In 2003 Orange launched their Rockerverb series—versatile dual-channel heads with reverb and effect loops. The third incarnation, reviewed here, is the 50-watt Rockerverb MKIII, a muscular mid-powered head with improved reverb and scalable power.
Orange On Orange
The Rockerverb is about the same size as most full-sized Orange heads (21.65" x 10.63" x 11.02") and weighs in just shy of 46 lbs. (20.75 kg). The face is adorned with the no-text graphic labels that Orange introduced in the ’70s. These icons can be confusing for the uninitiated, but they’re intuitive enough once you learn their functions.
A 12AT7/ECC81 tube and a custom transformer drive the improved reverb circuit. Another new feature is a built-in attenuator located after the master volume, providing additional control over how the Rockerverb distorts after the preamp stage. It’s a handy feature for playing at home or on smaller stages, helping retain the push/pull dynamic of high-end gain at lower levels. You can also halve the power to 25 watts via a faceplate switch.

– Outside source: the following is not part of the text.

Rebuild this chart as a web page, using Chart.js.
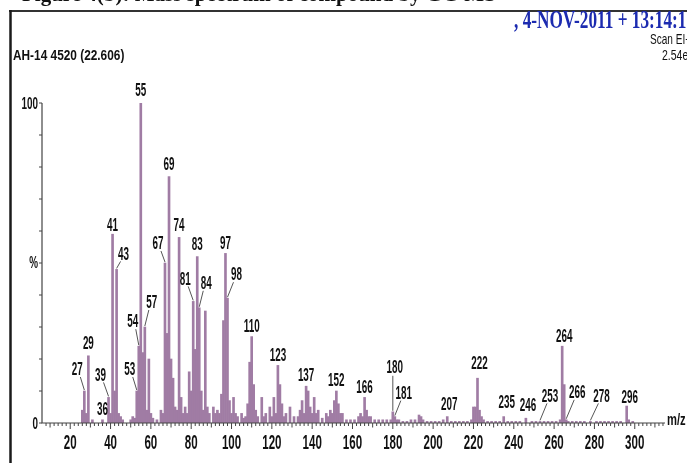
<!DOCTYPE html>
<html><head><meta charset="utf-8">
<script src="https://cdn.jsdelivr.net/npm/chart.js@4.4.1/dist/chart.umd.min.js"></script>
<style>html,body{margin:0;padding:0;background:#fff;overflow:hidden}canvas{display:block}</style>
</head><body>
<canvas id="c" width="687" height="463"></canvas>
<script>
// ---- DATA ----
const mzValues = [26,27,28,29,31,36,39,40,41,42,43,44,45,46,50,51,52,53,54,55,56,57,58,59,60,61,63,65,66,67,68,69,70,71,72,73,74,75,76,77,78,79,80,81,82,83,84,85,86,87,88,89,91,92,93,94,95,96,97,98,99,100,101,102,103,105,106,107,108,109,110,111,112,113,115,116,117,119,120,121,122,123,124,125,126,127,129,131,133,134,135,136,137,138,139,140,141,142,143,145,147,148,149,150,151,152,153,154,155,157,159,161,163,164,165,166,167,168,169,171,173,175,177,179,180,181,182,183,185,187,189,191,193,194,195,197,199,201,203,205,207,209,211,213,215,217,219,220,221,222,223,224,225,227,229,231,233,235,237,239,241,243,246,249,251,253,255,257,259,261,263,264,265,266,267,269,271,273,275,278,281,283,285,287,289,291,293,296,297,299];
const intensities = [4,10,3,21,1,1,8,3,59,10,48,3,2,1,1,2,1.5,10,24,100,22,30,4,20,3,1.5,1,4,3,50,28,77,20,14,5,4,58,8,3,5,3,16,10,38,23,52,36,10,4,35,5,3,5,3,4,3,9,32,53,39,7,3,8,3,2,3,1.5,2,6,19,27,12,4,2,8,2,3,5,2,8,3,18,12,6,2,3,5,2,2,4,7,3,11.5,10,5,3,8,3,4,1.5,3,2,4,3,7,10,6,3,3,1,1,1,2,3,2,8,4,2,2,1,1,1,1,1,3.5,2,1,1,0.5,0.5,1,1,2.5,2,1,0.5,0.5,0.5,0.5,1,2,0.5,0.5,0.5,0.5,0.5,1,5,5,14,4,2,1,0.5,0.5,0.5,0.5,2,0.5,0.5,0.5,0.5,1.5,0.5,0.5,0.5,0.5,0.5,0.5,0.5,1,24,12,1,0.5,0.5,0.5,0.5,0.5,0.5,0.5,0.5,0.5,0.5,0.5,0.5,0.5,5.3,1,0.5];
const peakLabels = [27,29,36,39,41,43,53,54,55,57,67,69,74,81,83,84,97,98,110,123,137,152,166,180,181,207,222,235,246,253,264,266,278,296];
const xTickLabels = [20,40,60,80,100,120,140,160,180,200,220,240,260,280,300];
const yTickValues = [0,50,100];
const yTickTexts = ['0','%','100'];

// ---- LAYOUT (label offsets from bar top, px) ----
const labelLayout = {
  27:[-7,-21,1],29:[0,-12,0],36:[0,-10,0],39:[-8,-22,1],41:[0,-8,0],43:[7,-15,1],
  53:[-7,-21,1],54:[-6,-24,1],55:[0,-12,0],57:[7,-24,1],67:[-7,-19,1],69:[0,-12,0],
  74:[0,-12,0],81:[-8,-22,1],83:[0,-12,0],84:[7,-24,1],97:[0,-10,0],98:[9,-23,1],
  110:[0,-10,0],123:[0,-10,0],137:[0,-10,0],152:[0,-10,0],166:[0,-10,0],
  180:[2,-44,2],181:[9,-23,1],207:[2,-12,0],222:[2,-14,0],235:[3,-14,0],246:[2,-12,0],
  253:[10,-25,1],264:[2,-9,0],266:[11,-27,1],278:[11,-25,1],296:[3,-8,0]
};

function sText(ctx, t, x, y, font, sx, align, color){
  ctx.save();
  ctx.font = font; ctx.fillStyle = color || '#111';
  ctx.textBaseline = 'middle'; ctx.textAlign = align || 'center';
  ctx.translate(x, y); ctx.scale(sx, 1);
  ctx.fillText(t, 0, 0);
  ctx.restore();
}

const deco = {
  id:'deco',
  afterDraw(chart){
    const ctx = chart.ctx, xs = chart.scales.x, ys = chart.scales.y;
    const y0 = ys.getPixelForValue(0), yTop = ys.getPixelForValue(100);
    const xl = xs.left, xr = xs.right;
    ctx.save();
    // frame
    ctx.strokeStyle = '#333'; ctx.lineWidth = 2;
    ctx.beginPath(); ctx.moveTo(9, 11); ctx.lineTo(687, 11); ctx.stroke();
    ctx.strokeStyle = '#1a1a1a'; ctx.lineWidth = 2.5;
    ctx.beginPath(); ctx.moveTo(10.5, 10); ctx.lineTo(10.5, 463); ctx.stroke();
    // clipped caption at very top
    ctx.save();
    ctx.font = 'bold 21px "Liberation Serif"'; ctx.fillStyle = '#111'; ctx.textBaseline='alphabetic';
    ctx.fillText('Figure 4(b): Mass spectrum of compound by GC-MS', 22, 1);
    ctx.restore();
    // header texts
    sText(ctx, 'AH-14 4520 (22.606)', 13, 56, 'bold 15px "Liberation Sans"', 0.79, 'left', '#111');
    sText(ctx, ', 4-NOV-2011 + 13:14:16', 514, 22, 'bold 25px "Liberation Serif"', 0.69, 'left', '#1c2bb0');
    sText(ctx, 'Scan EI+', 650, 40, '14px "Liberation Sans"', 0.72, 'left', '#111');
    sText(ctx, '2.54e6', 662, 56, '14px "Liberation Sans"', 0.75, 'left', '#111');
    // axes
    ctx.strokeStyle = '#444'; ctx.lineWidth = 1.2;
    ctx.beginPath(); ctx.moveTo(xl, yTop); ctx.lineTo(xl, y0); ctx.lineTo(xr, y0); ctx.stroke();
    // y ticks
    ctx.lineWidth = 1;
    for (let v = 0; v <= 100; v += 10){
      const py = ys.getPixelForValue(v);
      ctx.beginPath(); ctx.moveTo(xl - 3, py); ctx.lineTo(xl, py); ctx.stroke();
    }
    yTickValues.forEach((v, i) => {
      sText(ctx, yTickTexts[i], xl - 4, ys.getPixelForValue(v) + (v===50?0:1), 'bold 17px "Liberation Sans"', 0.58, 'right', '#111');
    });
    // x ticks
    for (let v = 8; v <= 314; v += 2){
      const px = xs.getPixelForValue(v);
      const len = v % 20 === 0 ? 6 : (v % 10 === 0 ? 4.5 : 3);
      ctx.beginPath(); ctx.moveTo(px, y0); ctx.lineTo(px, y0 + len); ctx.stroke();
    }
    xTickLabels.forEach(v => {
      sText(ctx, String(v), xs.getPixelForValue(v), y0 + 20, 'bold 21px "Liberation Sans"', 0.55, 'center', '#111');
    });
    sText(ctx, 'm/z', 667, y0 - 2, 'bold 16px "Liberation Sans"', 0.7, 'left', '#111');
    // peak labels
    ctx.strokeStyle = '#555'; ctx.lineWidth = 1;
    peakLabels.forEach(m => {
      const i = mzValues.indexOf(m);
      const bx = xs.getPixelForValue(m), by = ys.getPixelForValue(intensities[i]);
      const L = labelLayout[m] || [0,-10,0];
      const tx = bx + L[0], ty = by + L[1];
      if (L[2] === 1){
        const sx = tx + (L[0] < 0 ? 3 : -3), sy = ty + 7;
        ctx.beginPath(); ctx.moveTo(sx, sy); ctx.lineTo(bx, by - 1); ctx.stroke();
      } else if (L[2] === 2){
        ctx.beginPath(); ctx.moveTo(bx, ty + 8); ctx.lineTo(bx, by - 1); ctx.stroke();
      }
      sText(ctx, String(m), tx, ty, 'bold 19px "Liberation Sans"', 0.52, 'center', '#111');
    });
    ctx.restore();
  }
};

new Chart(document.getElementById('c'), {
  type: 'bar',
  data: { datasets: [{
    data: mzValues.map((m, i) => ({ x: m, y: intensities[i] })),
    backgroundColor: '#a07ca4', borderWidth: 0, barThickness: 2
  }]},
  options: {
    responsive: false, animation: false, devicePixelRatio: 1,
    layout: { padding: { top: 103, right: 22, bottom: 0, left: 0 } },
    plugins: { legend: { display: false }, tooltip: { enabled: false } },
    scales: {
      x: { type: 'linear', min: 6, max: 315, offset: false,
           grid: { display: false }, border: { display: false }, ticks: { display: false },
           afterFit(s){ s.height = 40; } },
      y: { min: 0, max: 100, grid: { display: false }, border: { display: false }, ticks: { display: false },
           afterFit(s){ s.width = 42; } }
    }
  },
  plugins: [deco]
});
</script>
</body></html>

The sturdy chassis houses a preamp section driven by four ECC83/12AX7s and two ECC81/AT7s. There are two EL34s in the power section, while a single 12AT7/ECC81 buffers the effect loop. There’s 3-band EQ for the dirty channel, and 2-band for the clean channel, marking a return to the Rockerverb MK1 configuration (MK IIs have 3-band EQ for both channels.) The speaker output can be set for 8 ohms, 16 ohms, or two 16-ohm cabs.
High-Gain Classic with New Tricks
I’m an Orange owner familiar with the Rockerverb series after years of touring with 50- and 100-watt MKIIs. I generally set these completely clean with a small dose of reverb, with a bunch of pedals at the front end. I did the same with the MKIII, running the head through a 4x12 with Celestion V30s.
At full power and with the attenuator disengaged, the MKIII’s ample headroom works well as a pedal platform. My Stratocaster sounded crisp, bright, and airy with the EQ controls at noon, and pick attack felt super-immediate. At times I found myself yearning for the MKII’s mid control, especially when I got around to playing in the context of a full, raging band. For the most part, there’s enough presence to get out in front of a band, though it would be faster and easier with a dedicated mid control.
However, the footswitchable attenuator offsets some of that lost flexibility. You can, for example, set up a clean boost if you turn the circuit off with the attenuator threshold set higher than the master volume. (Be careful, though—too much attenuation can throw a wet blanket over your sound, especially if you run the MKIII at half power.) You can also use the attenuator on the dirty channel as a secondary master volume or third channel.
For many players, the dirty channel is the Rockerverb highlight. Running a Gibson Les Paul straight into the head was an illuminating experience. In fact, just about any guitar with decent humbuckers can make you grin like a fool when you push the gain past noon. The distortion sounds spacious, with little of the compression you get from fuzz-based gain. Touch sensitivity is excellent.
The gain control puts many overdrive flavors at your fingertips. Settings between 10 to 12 o’clock are perfect for hard rock riffage and Angus Young leads. Twist the gain up to 3 o’clock and you’ll discover why Orange amps are so popular with the metal crowd: Tones are rich, gigantic, and touch-responsive. What’s doubly remarkable is how much the Rockerverb loves pedals at these high gain levels. Turning on my ’80s RAT or an EarthQuaker Devices Hoof added discernibly different flavors of crunch to chords and character to leads, but the MKIII never sounded overloaded or excessively compressed.
I’ve always liked Rockerverb MKIIs for backline partly because of their onboard reverb. The effect didn’t sound fantastic, but it let me ditch a reverb pedal. Fortunately, the Mark III’s reverb is deeper and more full-bodied than its predecessor. You can generate longer trails, and the effect seems less prone to feedback. While the circuit lacks the range and depth of a big Fender tank, it’s a major improvement.
Orange amplifiers are rather expensive, and at just under $2,000, the Rockerverb MKIII is no exception. The good news is that the MKIII covers much ground for that money. Its scalable power and attenuator mean it won’t be overkill in a club, and at full power the amp is an absolute monster. It’s also an excellent pedal platform on both channels—a rarity among high-gain heads. In an amp category full of one-trick ponies, the Rockerverb MKIII stands as a versatile jack-of-all-trades.